── Given data ──

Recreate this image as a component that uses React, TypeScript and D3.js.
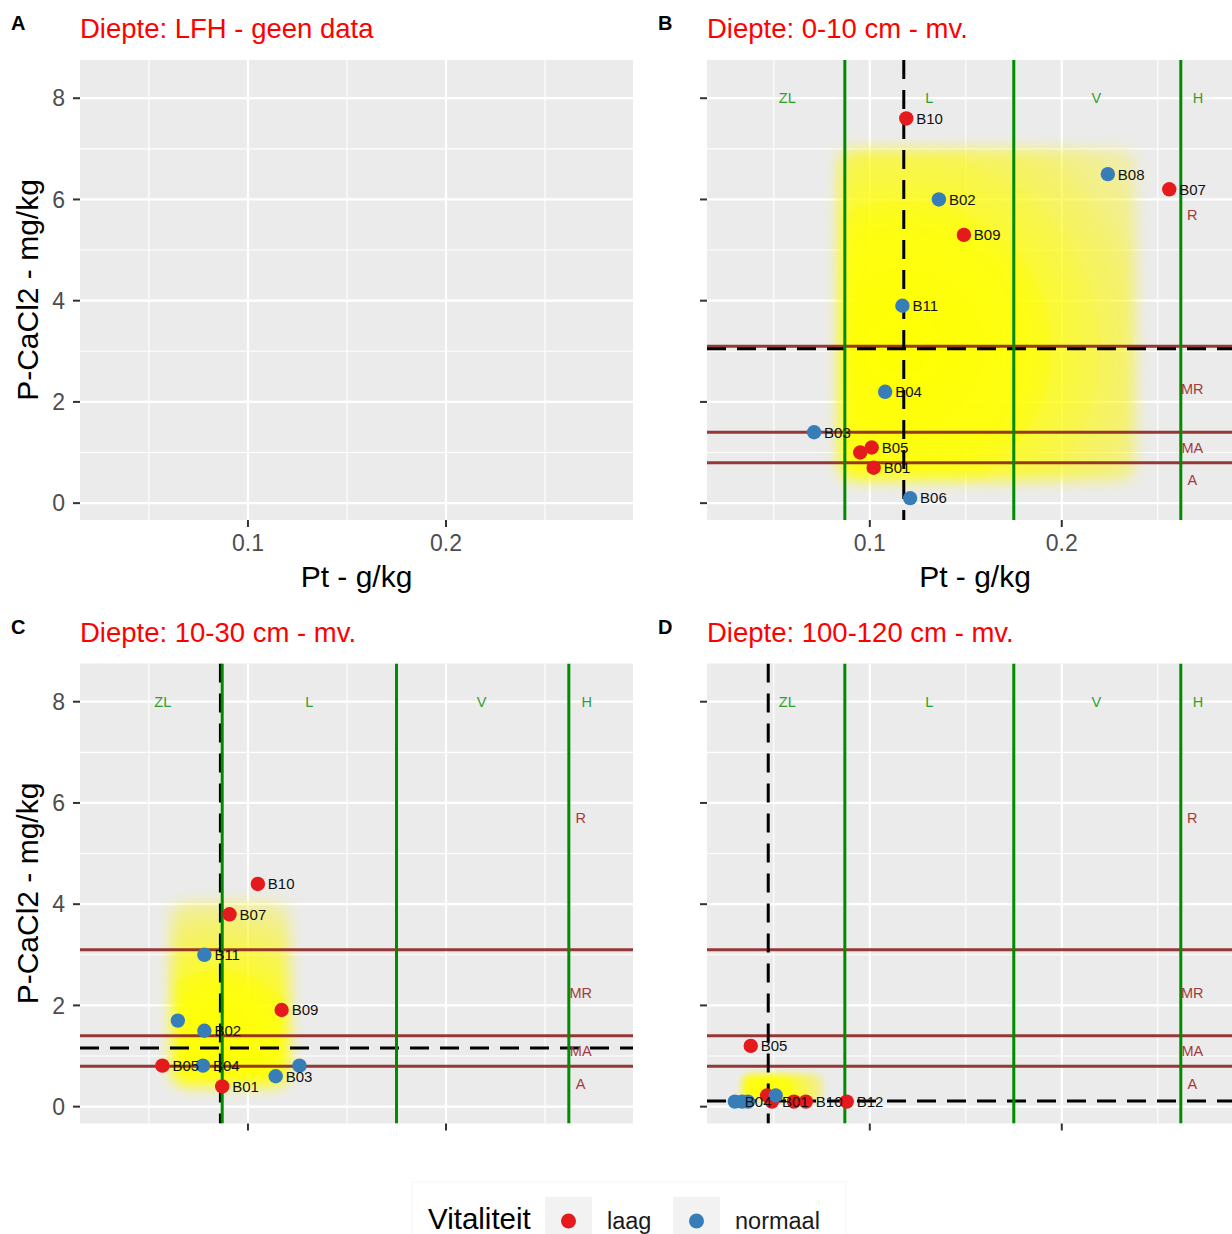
import React from 'react';
import * as d3 from 'd3';

const FONT = '"Liberation Sans", Arial, Helvetica, sans-serif';
const W = 1232;
const H = 1234;

// shared axes
const xDomain = [0.0152, 0.2944];
const yDomain = [-0.333, 8.755];
const xMajor = [0.1, 0.2];
const xMinor = [0.05, 0.15, 0.25];
const yMajor = [0, 2, 4, 6, 8];
const yMinor = [1, 3, 5, 7];

// class boundaries (Pt vertical, P-CaCl2 horizontal)
const ptBounds = [0.087, 0.175, 0.262];
const ptClasses = ['ZL', 'L', 'V', 'H'];
const ptClassX = [0.057, 0.131, 0.218, 0.271];
const ptClassY = 8;
const pBounds = [0.8, 1.4, 3.1];
const pClasses = ['A', 'MA', 'MR', 'R'];
const pClassY = [0.45, 1.1, 2.25, 5.7];
const pClassX = 0.268;

// panel B: 0-10 cm
const namesB = ['B10', 'B08', 'B07', 'B02', 'B09', 'B11', 'B04', 'B03', 'B05', 'B12', 'B01', 'B06'];
const ptB = [0.119, 0.224, 0.256, 0.136, 0.149, 0.117, 0.108, 0.071, 0.101, 0.095, 0.102, 0.121];
const pB = [7.6, 6.5, 6.2, 6.0, 5.3, 3.9, 2.2, 1.4, 1.1, 1.0, 0.7, 0.1];
const vitB = ['laag', 'normaal', 'laag', 'normaal', 'laag', 'normaal', 'normaal', 'normaal', 'laag', 'laag', 'laag', 'normaal'];
const hiddenB = ['B12'];
const medianB = [0.1177, 3.05];
const bandB = [0.0839, 0.2385, 0.44, 7.0];

// panel C: 10-30 cm
const namesC = ['B10', 'B07', 'B11', 'B09', 'B06', 'B02', 'B05', 'B04', 'B08', 'B03', 'B01'];
const ptC = [0.105, 0.0907, 0.078, 0.117, 0.0646, 0.078, 0.0568, 0.0773, 0.126, 0.114, 0.087];
const pC = [4.4, 3.8, 3.0, 1.91, 1.7, 1.5, 0.81, 0.81, 0.81, 0.6, 0.4];
const vitC = ['laag', 'laag', 'normaal', 'laag', 'normaal', 'normaal', 'laag', 'normaal', 'normaal', 'normaal', 'laag'];
const hiddenC = ['B06', 'B08'];
const medianC = [0.0861, 1.16];
const bandC = [0.0611, 0.1212, 0.4, 4.06];

// panel D: 100-120 cm
const namesD = ['B05', 'B06', 'B02', 'B04', 'B07', 'B01', 'B03', 'B09', 'B10', 'B12'];
const ptD = [0.038, 0.0335, 0.0365, 0.0297, 0.0465, 0.049, 0.051, 0.0605, 0.0667, 0.088];
const pD = [1.2, 0.1, 0.1, 0.1, 0.22, 0.1, 0.22, 0.1, 0.1, 0.1];
const vitD = ['laag', 'normaal', 'normaal', 'normaal', 'laag', 'laag', 'normaal', 'laag', 'laag', 'laag'];
const hiddenD = ['B06', 'B02', 'B07', 'B03', 'B09'];
const medianD = [0.0471, 0.11];
const bandD = [0.0332, 0.076, 0.13, 0.65];

const vitLevels = ['laag', 'normaal'];
const vitColors = ['#E41A1C', '#377EB8'];
const color = d3.scaleOrdinal<string, string>().domain(vitLevels).range(vitColors);

type Pts = { names: string[]; pt: number[]; p: number[]; vit: string[]; hidden: string[]; median: number[]; band: number[] };

const panels = [
  { tag: 'A', title: 'Diepte: LFH - geen data', left: 80, top: 60, width: 553, height: 460, xLab: true, yLab: true, data: null as Pts | null },
  { tag: 'B', title: 'Diepte: 0-10 cm - mv.', left: 707, top: 60, width: 536, height: 460, xLab: true, yLab: false,
    data: { names: namesB, pt: ptB, p: pB, vit: vitB, hidden: hiddenB, median: medianB, band: bandB } },
  { tag: 'C', title: 'Diepte: 10-30 cm - mv.', left: 80, top: 663.5, width: 553, height: 460, xLab: false, yLab: true,
    data: { names: namesC, pt: ptC, p: pC, vit: vitC, hidden: hiddenC, median: medianC, band: bandC } },
  { tag: 'D', title: 'Diepte: 100-120 cm - mv.', left: 707, top: 663.5, width: 536, height: 460, xLab: false, yLab: false,
    data: { names: namesD, pt: ptD, p: pD, vit: vitD, hidden: hiddenD, median: medianD, band: bandD } },
];

function Panel({ cfg }: { cfg: typeof panels[number] }) {
  const { tag, title, left, top, width, height, xLab, yLab, data } = cfg;
  const x = d3.scaleLinear().domain(xDomain).range([left, left + width]);
  const y = d3.scaleLinear().domain(yDomain).range([top + height, top]);
  const clip = `clip-${tag}`;
  const bottom = top + height;
  const right = left + width;

  let band = null;
  if (data) {
    const [bx0, bx1, by0, by1] = data.band;
    const rx = x(bx0), ry = y(by1), rw = x(bx1) - x(bx0), rh = y(by0) - y(by1);
    const cx = x(data.median[0]), cy = y(data.median[1]);
    const r = d3.max([[rx, ry], [rx + rw, ry], [rx, ry + rh], [rx + rw, ry + rh]], (c) => Math.hypot(c[0] - cx, c[1] - cy)) as number;
    const blur = Math.min(7, Math.min(rw, rh) * 0.12);
    band = (
      <g>
        <defs>
          <radialGradient id={`grad-${tag}`} gradientUnits="userSpaceOnUse" cx={cx} cy={cy} r={r}>
            <stop offset="0%" stopColor="#ffff00" stopOpacity={1} />
            <stop offset="40%" stopColor="#ffff00" stopOpacity={0.92} />
            <stop offset="75%" stopColor="#fbf520" stopOpacity={0.6} />
            <stop offset="100%" stopColor="#f8f040" stopOpacity={0.3} />
          </radialGradient>
          <filter id={`blur-${tag}`} x="-30%" y="-30%" width="160%" height="160%">
            <feGaussianBlur stdDeviation={blur} />
          </filter>
        </defs>
        <rect x={rx} y={ry} width={rw} height={rh} rx={Math.min(16, rh / 3)} fill={`url(#grad-${tag})`} filter={`url(#blur-${tag})`} />
      </g>
    );
  }

  return (
    <g fontFamily={FONT}>
      <defs>
        <clipPath id={clip}>
          <rect x={left} y={top} width={width} height={height} />
        </clipPath>
      </defs>
      <text x={tag === 'A' || tag === 'C' ? 11 : 658} y={top - 30} fontSize={20} fontWeight="bold" fill="#000">{tag}</text>
      <text x={left} y={top - 22} fontSize={27.5} fill="#FF0000">{title}</text>

      <rect x={left} y={top} width={width} height={height} fill="#EBEBEB" />
      <g clipPath={`url(#${clip})`}>
        {xMinor.map((v) => <line key={`xm${v}`} x1={x(v)} x2={x(v)} y1={top} y2={bottom} stroke="#fff" strokeWidth={1.1} />)}
        {yMinor.map((v) => <line key={`ym${v}`} y1={y(v)} y2={y(v)} x1={left} x2={right} stroke="#fff" strokeWidth={1.1} />)}
        {xMajor.map((v) => <line key={`xM${v}`} x1={x(v)} x2={x(v)} y1={top} y2={bottom} stroke="#fff" strokeWidth={2.2} />)}
        {yMajor.map((v) => <line key={`yM${v}`} y1={y(v)} y2={y(v)} x1={left} x2={right} stroke="#fff" strokeWidth={2.2} />)}

        {data && (
          <g>
            {band}
            {pBounds.map((v) => <line key={`pb${v}`} x1={left} x2={right} y1={y(v)} y2={y(v)} stroke="#8B2323" strokeOpacity={0.9} strokeWidth={3} />)}
            <line x1={left} x2={right} y1={y(data.median[1])} y2={y(data.median[1])} stroke="#000" strokeWidth={3} strokeDasharray="19 11" />
            <line x1={x(data.median[0])} x2={x(data.median[0])} y1={top} y2={bottom} stroke="#000" strokeWidth={3} strokeDasharray="19 11" />
            {ptBounds.map((v) => <line key={`tb${v}`} x1={x(v)} x2={x(v)} y1={top} y2={bottom} stroke="#008B00" strokeWidth={3} />)}
            {ptClasses.map((c, i) => (
              <text key={c} x={x(ptClassX[i])} y={y(ptClassY)} dy="0.35em" textAnchor="middle" fontSize={14.5} fill="#2EA02E">{c}</text>
            ))}
            {pClasses.map((c, i) => (
              <text key={c} x={x(pClassX)} y={y(pClassY[i])} dy="0.35em" textAnchor="middle" fontSize={14.5} fill="#A33B3B">{c}</text>
            ))}
            {data.names.map((n, i) => (
              <circle key={`pt${n}`} cx={x(data.pt[i])} cy={y(data.p[i])} r={7.2} fill={color(data.vit[i])} />
            ))}
            {data.names.map((n, i) => (data.hidden.includes(n) ? null : (
              <text key={`lb${n}`} x={x(data.pt[i]) + 10} y={y(data.p[i])} dy="0.36em" fontSize={15} fill="#111">{n}</text>
            )))}
          </g>
        )}
      </g>

      {/* ticks */}
      {xMajor.map((v) => <line key={`xt${v}`} x1={x(v)} x2={x(v)} y1={bottom} y2={bottom + 7} stroke="#333" strokeWidth={2} />)}
      {yMajor.map((v) => <line key={`yt${v}`} x1={left - 7} x2={left} y1={y(v)} y2={y(v)} stroke="#333" strokeWidth={2} />)}
      {xLab && xMajor.map((v) => (
        <text key={`xl${v}`} x={x(v)} y={bottom + 31} textAnchor="middle" fontSize={23} fill="#4D4D4D">{d3.format('.1f')(v)}</text>
      ))}
      {yLab && yMajor.map((v) => (
        <text key={`yl${v}`} x={left - 15} y={y(v)} dy="0.36em" textAnchor="end" fontSize={23} fill="#4D4D4D">{v}</text>
      ))}
      {xLab && <text x={(left + right) / 2} y={bottom + 67} textAnchor="middle" fontSize={30} fill="#000">Pt - g/kg</text>}
      {yLab && (
        <text transform={`translate(38,${(top + bottom) / 2}) rotate(-90)`} textAnchor="middle" fontSize={30} fill="#000">P-CaCl2 - mg/kg</text>
      )}
    </g>
  );
}

function Legend() {
  const keyX = [545, 673];
  const labX = [607, 735];
  return (
    <g fontFamily={FONT}>
      <rect x={412} y={1182} width={434} height={70} fill="#fff" stroke="#f6f6f6" strokeWidth={1} />
      <text x={428} y={1229} fontSize={29.5} fill="#000">Vitaliteit</text>
      {vitLevels.map((lv, i) => (
        <g key={lv}>
          <rect x={keyX[i]} y={1197} width={47} height={47} fill="#F2F2F2" />
          <circle cx={keyX[i] + 23.5} cy={1221} r={7.5} fill={color(lv)} />
          <text x={labX[i]} y={1229} fontSize={23.5} fill="#1a1a1a">{lv}</text>
        </g>
      ))}
    </g>
  );
}

export default function App() {
  return (
    <svg width={W} height={H} viewBox={`0 0 ${W} ${H}`} style={{ position: 'absolute', left: 0, top: 0, background: '#fff' }}>
      <rect x={0} y={0} width={W} height={H} fill="#fff" />
      {panels.map((p) => <Panel key={p.tag} cfg={p} />)}
      <Legend />
    </svg>
  );
}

───

Aim of the task =
Everything from the first line of the listing above through the line that contains "const pClassX = 0.268;" is to be restated word for word, minus the pictures.

Answer for the task =
Recreate this image as a component that uses React, TypeScript and D3.js.
import React from 'react';
import * as d3 from 'd3';

const FONT = '"Liberation Sans", Arial, Helvetica, sans-serif';
const W = 1232;
const H = 1234;

// shared axes
const xDomain = [0.0152, 0.2944];
const yDomain = [-0.333, 8.755];
const xMajor = [0.1, 0.2];
const xMinor = [0.05, 0.15, 0.25];
const yMajor = [0, 2, 4, 6, 8];
const yMinor = [1, 3, 5, 7];

// class boundaries (Pt vertical, P-CaCl2 horizontal)
const ptBounds = [0.087, 0.175, 0.262];
const ptClasses = ['ZL', 'L', 'V', 'H'];
const ptClassX = [0.057, 0.131, 0.218, 0.271];
const ptClassY = 8;
const pBounds = [0.8, 1.4, 3.1];
const pClasses = ['A', 'MA', 'MR', 'R'];
const pClassY = [0.45, 1.1, 2.25, 5.7];
const pClassX = 0.268;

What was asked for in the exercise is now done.